Mr Bradley said post-mortem reports showed Martin had suffered severe brain damage and had drunk three and a half times more than the legal driving limit of alcohol.
Witness A said everyone had been dancing and having a good time: “We had had a couple of drinks. We were tipsy but not falling over. We were having a laugh.”
He said they were in the toilets when Martin suddenly keeled over.
“I thought he was behind me. Then I heard a thud as I heard the toilet door. He was on the floor lying on his back. I held his arms but he seemed all floppy.”
Witness B described Martin as “very drunk but happy” and described a conversation with him in the toilets earlier that night.
“I saw him with a bottle of absinth in his hand and asked him if that was his and he said yes. He said it was empty and jokingly threw it over his shoulder and it smashed.”
He said he last saw Martin returning to the party before seeing him later after he collapsed.
Witness C said he saw Martin staggering about before finding him lying on the floor of the toilets.
“I thought he’d fallen over because he was drunk. I tried to feel a pulse but couldn’t find anything. I put him in the recovery position and started to shout because there was no pulse. His colour changed to grey.”
He then went on to describe the chaos when adults moved Martin’s body outside to the front of the pavilion.
“The ambulance crew had problems getting to him. There were lots of people in the way and they were very upset.”
Paul Hamilton of the Surrey Ambulance Service said he felt threatened when he arrived at the scene.
He said nobody was in control to tell him what had happened, and although there was a group of 15 youths standing over Martin no-one was tending to him.

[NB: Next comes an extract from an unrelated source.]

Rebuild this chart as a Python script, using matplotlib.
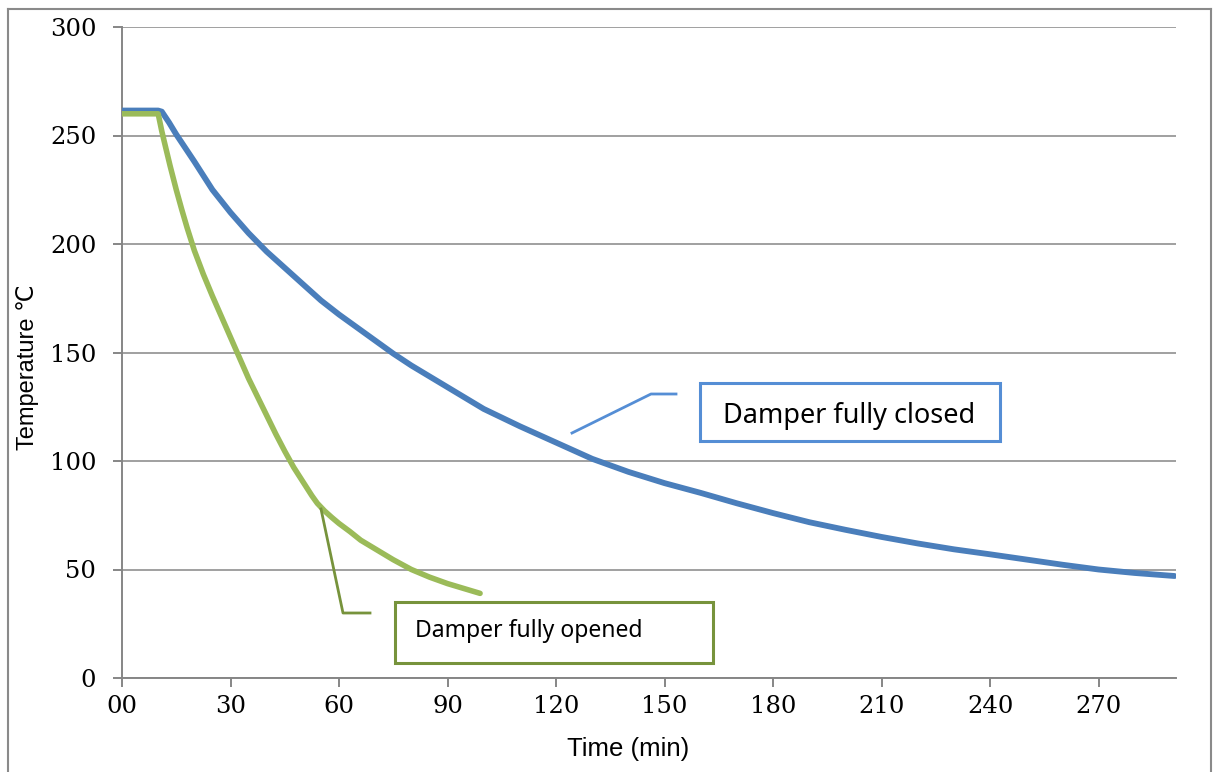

Mr Hamilton added: “The people were swearing and being verbally abusive. I asked them to get out the way and they wouldn’t. I was then hit and punched in the face and was pushed and jostled.”
He said the crew had no choice but to get Martin into the ambulance and drive him up the road.
Addressing Martin’s family, Mr Bradley added: “Nothing is going to replace Martin but hopefully we can put something in place to make you feel better.”
Mr Bradley, who was told that Mr Hamilton suffered an injured retina when he was attacked, also condemned the hostility shown towards the ambulance crew.